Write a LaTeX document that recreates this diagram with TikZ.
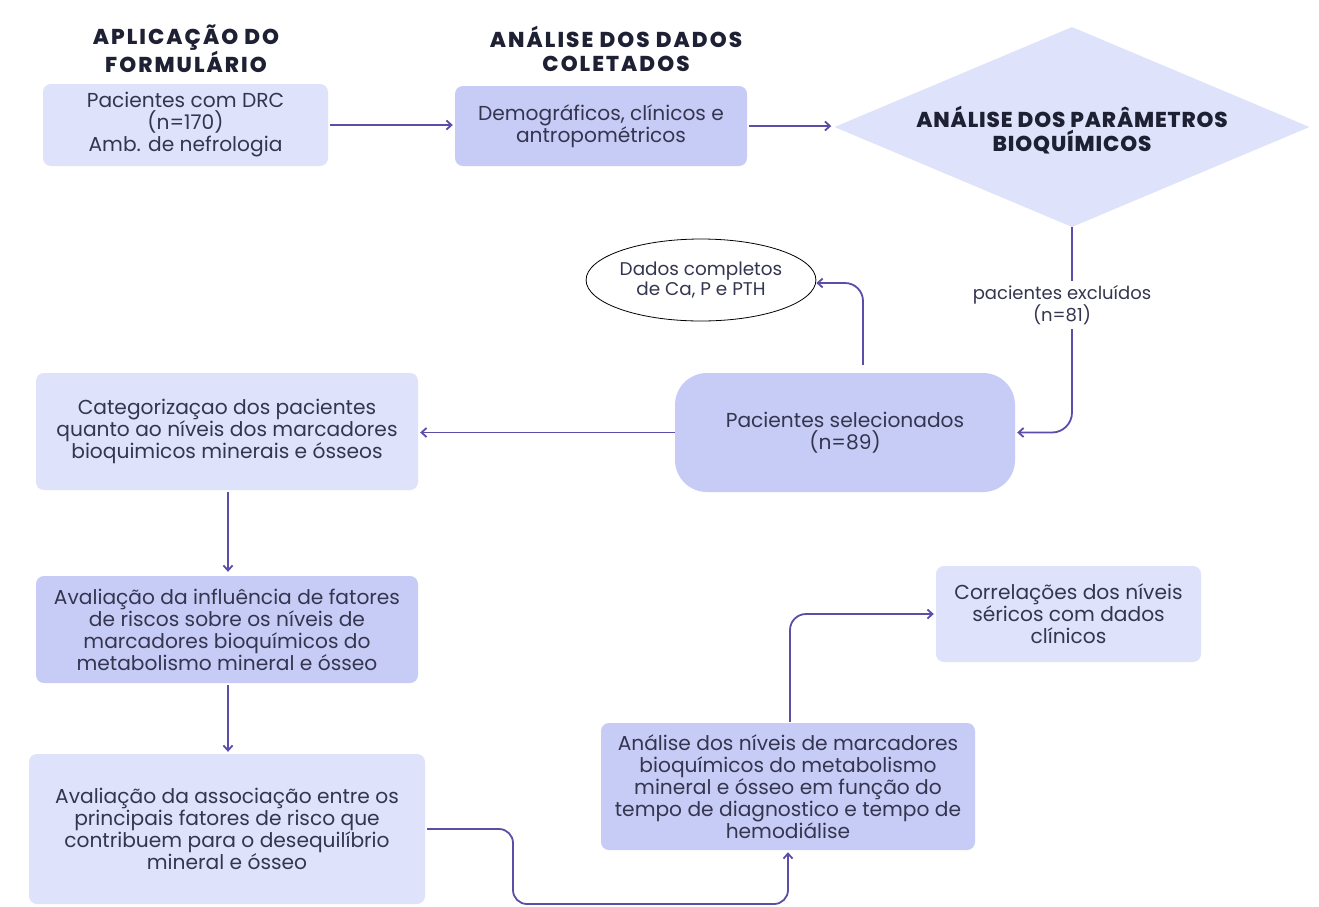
\documentclass[tikz,border=0pt]{standalone}
\usepackage{fontspec}
\setmainfont{Poppins}
\newfontfamily\headfont{Poppins}[UprightFont=* ExtraBold, LetterSpace=9.5]
\newfontfamily\diafont{Poppins}[UprightFont=* ExtraBold, LetterSpace=4]
\usetikzlibrary{arrows.meta,shapes.geometric}
\definecolor{boxlight}{HTML}{DEE2FA}
\definecolor{boxdark}{HTML}{C6CCF6}
\definecolor{arrowc}{HTML}{5B4DA8}
\definecolor{txt}{HTML}{34354F}
\definecolor{head}{HTML}{1E2033}
\begin{document}
\begin{tikzpicture}[x=1pt,y=-1pt,
  every node/.style={text=txt},
  body/.style={font=\fontsize{20.2}{22}\selectfont, align=center},
  headtxt/.style={font=\fontsize{21.5}{24}\selectfont\headfont, text=head, align=center},
  diatxt/.style={font=\fontsize{21.5}{23.5}\selectfont\diafont, text=head, align=center},
  lbox/.style={body, rectangle, rounded corners=8pt, fill=boxlight, inner sep=0pt},
  dbox/.style={body, rectangle, rounded corners=8pt, fill=boxdark, inner sep=0pt},
  arr/.style={draw=arrowc, line width=1.8pt, -{Straight Barb[length=5pt,width=9pt]}},
  conn/.style={draw=arrowc, line width=1.8pt}
]
\useasboundingbox (0,0) rectangle (1319,906);
\fill[white] (0,0) rectangle (1319,906);

% headings
\node[headtxt] (h1) at (186,49) {APLICAÇÃO DO\\FORMULÁRIO};
\node[headtxt] (h2) at (616,49) {ANÁLISE DOS DADOS\\COLETADOS};

% boxes
\node[lbox, minimum width=285pt, minimum height=82pt] (b1) at (185.5,125) {\rule{0pt}{4pt}Pacientes com DRC\\(n=170)\\Amb. de nefrologia};
\node[dbox, minimum width=292pt, minimum height=80pt] (b2) at (601,126) {Demográficos, clínicos e\\antropométricos};
\node[diamond, fill=boxlight, minimum width=475pt, minimum height=200pt, aspect=2.375, inner sep=0pt] (dia) at (1072,127) {};
\node[diatxt] (diat) at (1072,130) {ANÁLISE DOS PARÂMETROS\\BIOQUÍMICOS};

\node[ellipse, draw=black, line width=0.8pt, fill=white, minimum width=218pt, minimum height=82pt, inner sep=0pt, body, font=\fontsize{18.4}{20}\selectfont] (ell) at (701,280) {Dados completos\\de Ca, P e PTH};

\node[body, font=\fontsize{18}{21}\selectfont, inner sep=4pt] (lbl) at (1062,305) {pacientes excluídos\\(n=81)};

\node[dbox, rounded corners=32pt, minimum width=340pt, minimum height=119pt] (sel) at (845,432.5) {Pacientes selecionados\\(n=89)};

\node[lbox, minimum width=382pt, minimum height=117pt] (cat) at (227,431.5) {Categorizaçao dos pacientes\\quanto ao níveis dos marcadores\\bioquimicos minerais e ósseos};
\node[dbox, minimum width=382pt, minimum height=107pt] (av1) at (227,629.5) {Avaliação da influência de fatores\\de riscos sobre os níveis de\\marcadores bioquímicos do\\metabolismo mineral e ósseo};
\node[lbox, minimum width=396pt, minimum height=150pt] (av2) at (227,829) {Avaliação da associação entre os\\principais fatores de risco que\\contribuem para o desequilíbrio\\mineral e ósseo};
\node[dbox, minimum width=374pt, minimum height=127pt] (ana) at (788,786.5) {Análise dos níveis de marcadores\\bioquímicos do metabolismo\\mineral e ósseo em função do\\tempo de diagnostico e tempo de\\hemodiálise};
\node[lbox, minimum width=265pt, minimum height=96pt] (cor) at (1068.5,614) {Correlações dos níveis\\séricos com dados\\clínicos};

% connectors
\draw[arr, shorten <=2pt, shorten >=2pt] (b1.east) -- (b1.east -| b2.west);
\draw[arr, shorten <=2pt, shorten >=3pt] (b2.east) -- (b2.east -| dia.west);
\draw[conn] (dia.south) -- (dia.south |- lbl.north);
\draw[arr, rounded corners=20pt, shorten >=2pt] (dia.south |- lbl.south) -- (dia.south |- sel.east) -- (sel.east);
\draw[arr, rounded corners=18pt, shorten <=8pt] ([xshift=18pt]sel.north) -- ([xshift=18pt,yshift=-3pt]sel.north |- ell.east) -- ([yshift=-3pt]ell.east);
\draw[arr, shorten >=2pt] (sel.west) -- (sel.west -| cat.east);
\draw[arr, shorten <=2pt, shorten >=4pt] ([xshift=1pt]cat.south) -- ([xshift=1pt]av1.north);
\draw[arr, shorten <=2pt, shorten >=2pt] ([xshift=1pt]av1.south) -- ([xshift=1pt]av2.north);
\coordinate (bt) at (513,904);
\draw[arr, rounded corners=14pt, shorten <=2pt, shorten >=2pt] (av2.east) -| (bt) -- (bt -| ana.south) -- (ana.south);
\draw[arr, rounded corners=16pt, shorten <=1pt, shorten >=2pt] ([xshift=2pt]ana.north) |- (cor.west);
\end{tikzpicture}
\end{document}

+++++

● **Goal of the exercise**
Make an exact reproduction of the listing above, without any pictures.

● **Finished task**
Write a LaTeX document that recreates this diagram with TikZ.
\documentclass[tikz,border=0pt]{standalone}
\usepackage{fontspec}
\setmainfont{Poppins}
\newfontfamily\headfont{Poppins}[UprightFont=* ExtraBold, LetterSpace=9.5]
\newfontfamily\diafont{Poppins}[UprightFont=* ExtraBold, LetterSpace=4]
\usetikzlibrary{arrows.meta,shapes.geometric}
\definecolor{boxlight}{HTML}{DEE2FA}
\definecolor{boxdark}{HTML}{C6CCF6}
\definecolor{arrowc}{HTML}{5B4DA8}
\definecolor{txt}{HTML}{34354F}
\definecolor{head}{HTML}{1E2033}
\begin{document}
\begin{tikzpicture}[x=1pt,y=-1pt,
  every node/.style={text=txt},
  body/.style={font=\fontsize{20.2}{22}\selectfont, align=center},
  headtxt/.style={font=\fontsize{21.5}{24}\selectfont\headfont, text=head, align=center},
  diatxt/.style={font=\fontsize{21.5}{23.5}\selectfont\diafont, text=head, align=center},
  lbox/.style={body, rectangle, rounded corners=8pt, fill=boxlight, inner sep=0pt},
  dbox/.style={body, rectangle, rounded corners=8pt, fill=boxdark, inner sep=0pt},
  arr/.style={draw=arrowc, line width=1.8pt, -{Straight Barb[length=5pt,width=9pt]}},
  conn/.style={draw=arrowc, line width=1.8pt}
]
\useasboundingbox (0,0) rectangle (1319,906);
\fill[white] (0,0) rectangle (1319,906);

% headings
\node[headtxt] (h1) at (186,49) {APLICAÇÃO DO\\FORMULÁRIO};
\node[headtxt] (h2) at (616,49) {ANÁLISE DOS DADOS\\COLETADOS};

% boxes
\node[lbox, minimum width=285pt, minimum height=82pt] (b1) at (185.5,125) {\rule{0pt}{4pt}Pacientes com DRC\\(n=170)\\Amb. de nefrologia};
\node[dbox, minimum width=292pt, minimum height=80pt] (b2) at (601,126) {Demográficos, clínicos e\\antropométricos};
\node[diamond, fill=boxlight, minimum width=475pt, minimum height=200pt, aspect=2.375, inner sep=0pt] (dia) at (1072,127) {};
\node[diatxt] (diat) at (1072,130) {ANÁLISE DOS PARÂMETROS\\BIOQUÍMICOS};

\node[ellipse, draw=black, line width=0.8pt, fill=white, minimum width=218pt, minimum height=82pt, inner sep=0pt, body, font=\fontsize{18.4}{20}\selectfont] (ell) at (701,280) {Dados completos\\de Ca, P e PTH};

\node[body, font=\fontsize{18}{21}\selectfont, inner sep=4pt] (lbl) at (1062,305) {pacientes excluídos\\(n=81)};

\node[dbox, rounded corners=32pt, minimum width=340pt, minimum height=119pt] (sel) at (845,432.5) {Pacientes selecionados\\(n=89)};

\node[lbox, minimum width=382pt, minimum height=117pt] (cat) at (227,431.5) {Categorizaçao dos pacientes\\quanto ao níveis dos marcadores\\bioquimicos minerais e ósseos};
\node[dbox, minimum width=382pt, minimum height=107pt] (av1) at (227,629.5) {Avaliação da influência de fatores\\de riscos sobre os níveis de\\marcadores bioquímicos do\\metabolismo mineral e ósseo};
\node[lbox, minimum width=396pt, minimum height=150pt] (av2) at (227,829) {Avaliação da associação entre os\\principais fatores de risco que\\contribuem para o desequilíbrio\\mineral e ósseo};
\node[dbox, minimum width=374pt, minimum height=127pt] (ana) at (788,786.5) {Análise dos níveis de marcadores\\bioquímicos do metabolismo\\mineral e ósseo em função do\\tempo de diagnostico e tempo de\\hemodiálise};
\node[lbox, minimum width=265pt, minimum height=96pt] (cor) at (1068.5,614) {Correlações dos níveis\\séricos com dados\\clínicos};

% connectors
\draw[arr, shorten <=2pt, shorten >=2pt] (b1.east) -- (b1.east -| b2.west);
\draw[arr, shorten <=2pt, shorten >=3pt] (b2.east) -- (b2.east -| dia.west);
\draw[conn] (dia.south) -- (dia.south |- lbl.north);
\draw[arr, rounded corners=20pt, shorten >=2pt] (dia.south |- lbl.south) -- (dia.south |- sel.east) -- (sel.east);
\draw[arr, rounded corners=18pt, shorten <=8pt] ([xshift=18pt]sel.north) -- ([xshift=18pt,yshift=-3pt]sel.north |- ell.east) -- ([yshift=-3pt]ell.east);
\draw[arr, shorten >=2pt] (sel.west) -- (sel.west -| cat.east);
\draw[arr, shorten <=2pt, shorten >=4pt] ([xshift=1pt]cat.south) -- ([xshift=1pt]av1.north);
\draw[arr, shorten <=2pt, shorten >=2pt] ([xshift=1pt]av1.south) -- ([xshift=1pt]av2.north);
\coordinate (bt) at (513,904);
\draw[arr, rounded corners=14pt, shorten <=2pt, shorten >=2pt] (av2.east) -| (bt) -- (bt -| ana.south) -- (ana.south);
\draw[arr, rounded corners=16pt, shorten <=1pt, shorten >=2pt] ([xshift=2pt]ana.north) |- (cor.west);
\end{tikzpicture}
\end{document}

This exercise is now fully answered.